* Given material:
######

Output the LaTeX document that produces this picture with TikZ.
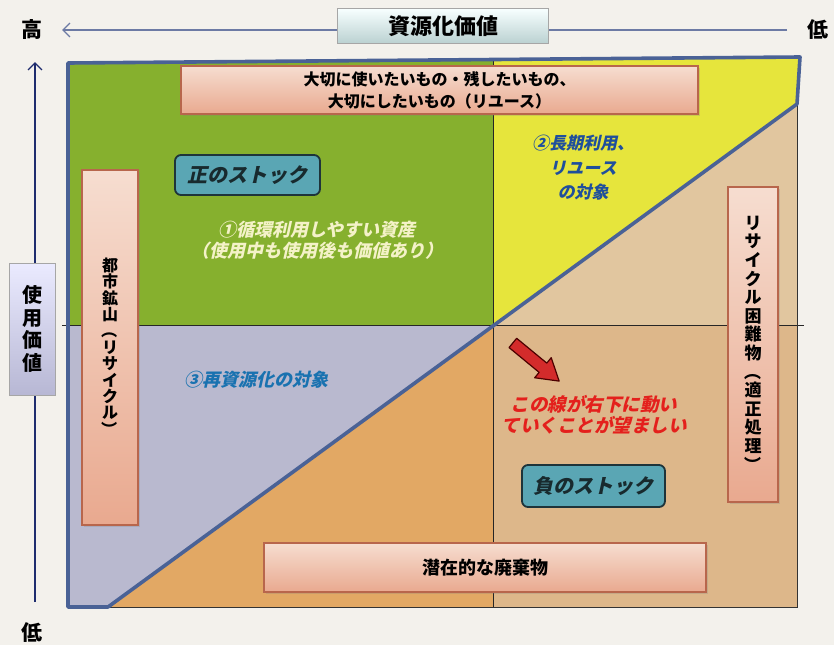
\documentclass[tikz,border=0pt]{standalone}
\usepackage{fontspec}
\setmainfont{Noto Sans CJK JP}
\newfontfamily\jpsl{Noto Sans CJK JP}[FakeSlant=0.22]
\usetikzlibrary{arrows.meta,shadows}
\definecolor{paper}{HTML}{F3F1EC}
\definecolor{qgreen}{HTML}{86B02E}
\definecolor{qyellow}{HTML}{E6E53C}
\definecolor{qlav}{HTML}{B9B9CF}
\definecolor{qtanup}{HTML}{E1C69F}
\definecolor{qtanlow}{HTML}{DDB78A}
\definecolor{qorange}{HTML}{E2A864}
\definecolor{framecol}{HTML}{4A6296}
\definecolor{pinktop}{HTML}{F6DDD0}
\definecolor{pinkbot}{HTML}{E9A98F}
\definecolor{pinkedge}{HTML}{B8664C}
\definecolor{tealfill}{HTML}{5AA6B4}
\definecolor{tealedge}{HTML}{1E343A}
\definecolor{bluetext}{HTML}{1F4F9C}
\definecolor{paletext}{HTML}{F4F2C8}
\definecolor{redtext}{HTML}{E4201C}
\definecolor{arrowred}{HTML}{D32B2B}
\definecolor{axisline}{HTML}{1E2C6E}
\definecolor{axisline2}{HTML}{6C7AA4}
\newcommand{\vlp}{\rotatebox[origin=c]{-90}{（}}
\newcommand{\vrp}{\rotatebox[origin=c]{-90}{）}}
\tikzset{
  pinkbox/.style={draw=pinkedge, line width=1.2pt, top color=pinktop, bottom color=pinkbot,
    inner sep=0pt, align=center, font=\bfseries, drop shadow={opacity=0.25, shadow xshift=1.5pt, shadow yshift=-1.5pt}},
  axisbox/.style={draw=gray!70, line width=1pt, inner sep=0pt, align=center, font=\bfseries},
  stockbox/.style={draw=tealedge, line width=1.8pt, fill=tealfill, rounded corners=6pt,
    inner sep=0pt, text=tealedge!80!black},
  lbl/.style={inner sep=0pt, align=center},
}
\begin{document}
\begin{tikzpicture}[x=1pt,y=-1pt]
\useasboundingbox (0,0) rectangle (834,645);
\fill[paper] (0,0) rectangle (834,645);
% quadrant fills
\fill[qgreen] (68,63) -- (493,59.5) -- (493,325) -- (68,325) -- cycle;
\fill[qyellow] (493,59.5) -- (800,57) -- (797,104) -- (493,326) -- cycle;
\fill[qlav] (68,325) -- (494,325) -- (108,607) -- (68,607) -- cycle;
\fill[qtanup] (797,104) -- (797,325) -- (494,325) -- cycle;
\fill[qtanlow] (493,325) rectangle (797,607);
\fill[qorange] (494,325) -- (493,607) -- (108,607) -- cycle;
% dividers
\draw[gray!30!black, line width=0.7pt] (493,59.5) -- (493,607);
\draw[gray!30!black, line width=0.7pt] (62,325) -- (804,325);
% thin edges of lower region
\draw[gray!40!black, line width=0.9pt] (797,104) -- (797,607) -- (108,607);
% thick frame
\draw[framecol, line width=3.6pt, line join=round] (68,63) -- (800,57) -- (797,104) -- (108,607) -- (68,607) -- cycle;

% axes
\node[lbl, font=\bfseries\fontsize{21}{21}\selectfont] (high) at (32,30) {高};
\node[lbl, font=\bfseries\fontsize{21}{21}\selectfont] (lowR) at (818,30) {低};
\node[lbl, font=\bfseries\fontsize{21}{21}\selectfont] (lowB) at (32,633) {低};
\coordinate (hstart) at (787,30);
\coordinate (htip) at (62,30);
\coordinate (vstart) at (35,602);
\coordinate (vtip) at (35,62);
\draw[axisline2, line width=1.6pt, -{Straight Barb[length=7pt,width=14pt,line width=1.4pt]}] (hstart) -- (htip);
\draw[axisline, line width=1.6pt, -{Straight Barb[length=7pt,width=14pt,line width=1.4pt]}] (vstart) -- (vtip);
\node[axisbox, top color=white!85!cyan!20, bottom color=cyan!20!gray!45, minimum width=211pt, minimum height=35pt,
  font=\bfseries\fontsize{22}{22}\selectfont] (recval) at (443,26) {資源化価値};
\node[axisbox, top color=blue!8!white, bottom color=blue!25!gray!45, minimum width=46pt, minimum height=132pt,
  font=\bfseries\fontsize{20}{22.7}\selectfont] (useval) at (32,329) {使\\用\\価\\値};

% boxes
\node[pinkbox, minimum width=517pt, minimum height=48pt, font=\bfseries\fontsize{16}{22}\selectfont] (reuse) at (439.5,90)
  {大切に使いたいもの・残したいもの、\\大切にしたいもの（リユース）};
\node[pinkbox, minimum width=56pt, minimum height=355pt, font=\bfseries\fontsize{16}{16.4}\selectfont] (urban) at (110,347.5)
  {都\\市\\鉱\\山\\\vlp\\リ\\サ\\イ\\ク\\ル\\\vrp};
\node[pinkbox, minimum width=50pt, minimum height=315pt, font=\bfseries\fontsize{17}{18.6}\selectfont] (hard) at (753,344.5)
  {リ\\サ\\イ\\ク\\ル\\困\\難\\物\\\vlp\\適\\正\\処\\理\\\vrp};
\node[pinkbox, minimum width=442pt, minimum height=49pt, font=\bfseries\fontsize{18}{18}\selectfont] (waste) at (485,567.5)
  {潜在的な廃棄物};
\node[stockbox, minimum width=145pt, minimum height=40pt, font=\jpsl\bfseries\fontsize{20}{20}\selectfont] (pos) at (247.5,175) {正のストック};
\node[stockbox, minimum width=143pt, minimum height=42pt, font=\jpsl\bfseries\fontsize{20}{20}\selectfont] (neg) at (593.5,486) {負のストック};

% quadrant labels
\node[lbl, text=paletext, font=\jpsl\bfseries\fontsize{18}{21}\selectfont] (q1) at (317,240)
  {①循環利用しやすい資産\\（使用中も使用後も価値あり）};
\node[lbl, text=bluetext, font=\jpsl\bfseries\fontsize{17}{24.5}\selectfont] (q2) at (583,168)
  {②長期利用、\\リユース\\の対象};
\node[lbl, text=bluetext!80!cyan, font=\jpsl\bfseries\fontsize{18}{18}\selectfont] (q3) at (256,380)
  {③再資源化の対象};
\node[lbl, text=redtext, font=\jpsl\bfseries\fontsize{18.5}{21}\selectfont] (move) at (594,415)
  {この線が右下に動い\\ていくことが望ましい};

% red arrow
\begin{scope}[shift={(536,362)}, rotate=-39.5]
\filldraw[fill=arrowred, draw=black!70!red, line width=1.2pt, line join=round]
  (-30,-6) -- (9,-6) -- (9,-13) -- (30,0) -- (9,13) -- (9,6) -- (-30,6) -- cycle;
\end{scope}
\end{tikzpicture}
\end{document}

######

* What the task asks: Each line above is to be copied verbatim. Drop any image from the copy.

* Result:
Output the LaTeX document that produces this picture with TikZ.
\documentclass[tikz,border=0pt]{standalone}
\usepackage{fontspec}
\setmainfont{Noto Sans CJK JP}
\newfontfamily\jpsl{Noto Sans CJK JP}[FakeSlant=0.22]
\usetikzlibrary{arrows.meta,shadows}
\definecolor{paper}{HTML}{F3F1EC}
\definecolor{qgreen}{HTML}{86B02E}
\definecolor{qyellow}{HTML}{E6E53C}
\definecolor{qlav}{HTML}{B9B9CF}
\definecolor{qtanup}{HTML}{E1C69F}
\definecolor{qtanlow}{HTML}{DDB78A}
\definecolor{qorange}{HTML}{E2A864}
\definecolor{framecol}{HTML}{4A6296}
\definecolor{pinktop}{HTML}{F6DDD0}
\definecolor{pinkbot}{HTML}{E9A98F}
\definecolor{pinkedge}{HTML}{B8664C}
\definecolor{tealfill}{HTML}{5AA6B4}
\definecolor{tealedge}{HTML}{1E343A}
\definecolor{bluetext}{HTML}{1F4F9C}
\definecolor{paletext}{HTML}{F4F2C8}
\definecolor{redtext}{HTML}{E4201C}
\definecolor{arrowred}{HTML}{D32B2B}
\definecolor{axisline}{HTML}{1E2C6E}
\definecolor{axisline2}{HTML}{6C7AA4}
\newcommand{\vlp}{\rotatebox[origin=c]{-90}{（}}
\newcommand{\vrp}{\rotatebox[origin=c]{-90}{）}}
\tikzset{
  pinkbox/.style={draw=pinkedge, line width=1.2pt, top color=pinktop, bottom color=pinkbot,
    inner sep=0pt, align=center, font=\bfseries, drop shadow={opacity=0.25, shadow xshift=1.5pt, shadow yshift=-1.5pt}},
  axisbox/.style={draw=gray!70, line width=1pt, inner sep=0pt, align=center, font=\bfseries},
  stockbox/.style={draw=tealedge, line width=1.8pt, fill=tealfill, rounded corners=6pt,
    inner sep=0pt, text=tealedge!80!black},
  lbl/.style={inner sep=0pt, align=center},
}
\begin{document}
\begin{tikzpicture}[x=1pt,y=-1pt]
\useasboundingbox (0,0) rectangle (834,645);
\fill[paper] (0,0) rectangle (834,645);
% quadrant fills
\fill[qgreen] (68,63) -- (493,59.5) -- (493,325) -- (68,325) -- cycle;
\fill[qyellow] (493,59.5) -- (800,57) -- (797,104) -- (493,326) -- cycle;
\fill[qlav] (68,325) -- (494,325) -- (108,607) -- (68,607) -- cycle;
\fill[qtanup] (797,104) -- (797,325) -- (494,325) -- cycle;
\fill[qtanlow] (493,325) rectangle (797,607);
\fill[qorange] (494,325) -- (493,607) -- (108,607) -- cycle;
% dividers
\draw[gray!30!black, line width=0.7pt] (493,59.5) -- (493,607);
\draw[gray!30!black, line width=0.7pt] (62,325) -- (804,325);
% thin edges of lower region
\draw[gray!40!black, line width=0.9pt] (797,104) -- (797,607) -- (108,607);
% thick frame
\draw[framecol, line width=3.6pt, line join=round] (68,63) -- (800,57) -- (797,104) -- (108,607) -- (68,607) -- cycle;

% axes
\node[lbl, font=\bfseries\fontsize{21}{21}\selectfont] (high) at (32,30) {高};
\node[lbl, font=\bfseries\fontsize{21}{21}\selectfont] (lowR) at (818,30) {低};
\node[lbl, font=\bfseries\fontsize{21}{21}\selectfont] (lowB) at (32,633) {低};
\coordinate (hstart) at (787,30);
\coordinate (htip) at (62,30);
\coordinate (vstart) at (35,602);
\coordinate (vtip) at (35,62);
\draw[axisline2, line width=1.6pt, -{Straight Barb[length=7pt,width=14pt,line width=1.4pt]}] (hstart) -- (htip);
\draw[axisline, line width=1.6pt, -{Straight Barb[length=7pt,width=14pt,line width=1.4pt]}] (vstart) -- (vtip);
\node[axisbox, top color=white!85!cyan!20, bottom color=cyan!20!gray!45, minimum width=211pt, minimum height=35pt,
  font=\bfseries\fontsize{22}{22}\selectfont] (recval) at (443,26) {資源化価値};
\node[axisbox, top color=blue!8!white, bottom color=blue!25!gray!45, minimum width=46pt, minimum height=132pt,
  font=\bfseries\fontsize{20}{22.7}\selectfont] (useval) at (32,329) {使\\用\\価\\値};

% boxes
\node[pinkbox, minimum width=517pt, minimum height=48pt, font=\bfseries\fontsize{16}{22}\selectfont] (reuse) at (439.5,90)
  {大切に使いたいもの・残したいもの、\\大切にしたいもの（リユース）};
\node[pinkbox, minimum width=56pt, minimum height=355pt, font=\bfseries\fontsize{16}{16.4}\selectfont] (urban) at (110,347.5)
  {都\\市\\鉱\\山\\\vlp\\リ\\サ\\イ\\ク\\ル\\\vrp};
\node[pinkbox, minimum width=50pt, minimum height=315pt, font=\bfseries\fontsize{17}{18.6}\selectfont] (hard) at (753,344.5)
  {リ\\サ\\イ\\ク\\ル\\困\\難\\物\\\vlp\\適\\正\\処\\理\\\vrp};
\node[pinkbox, minimum width=442pt, minimum height=49pt, font=\bfseries\fontsize{18}{18}\selectfont] (waste) at (485,567.5)
  {潜在的な廃棄物};
\node[stockbox, minimum width=145pt, minimum height=40pt, font=\jpsl\bfseries\fontsize{20}{20}\selectfont] (pos) at (247.5,175) {正のストック};
\node[stockbox, minimum width=143pt, minimum height=42pt, font=\jpsl\bfseries\fontsize{20}{20}\selectfont] (neg) at (593.5,486) {負のストック};

% quadrant labels
\node[lbl, text=paletext, font=\jpsl\bfseries\fontsize{18}{21}\selectfont] (q1) at (317,240)
  {①循環利用しやすい資産\\（使用中も使用後も価値あり）};
\node[lbl, text=bluetext, font=\jpsl\bfseries\fontsize{17}{24.5}\selectfont] (q2) at (583,168)
  {②長期利用、\\リユース\\の対象};
\node[lbl, text=bluetext!80!cyan, font=\jpsl\bfseries\fontsize{18}{18}\selectfont] (q3) at (256,380)
  {③再資源化の対象};
\node[lbl, text=redtext, font=\jpsl\bfseries\fontsize{18.5}{21}\selectfont] (move) at (594,415)
  {この線が右下に動い\\ていくことが望ましい};

% red arrow
\begin{scope}[shift={(536,362)}, rotate=-39.5]
\filldraw[fill=arrowred, draw=black!70!red, line width=1.2pt, line join=round]
  (-30,-6) -- (9,-6) -- (9,-13) -- (30,0) -- (9,13) -- (9,6) -- (-30,6) -- cycle;
\end{scope}
\end{tikzpicture}
\end{document}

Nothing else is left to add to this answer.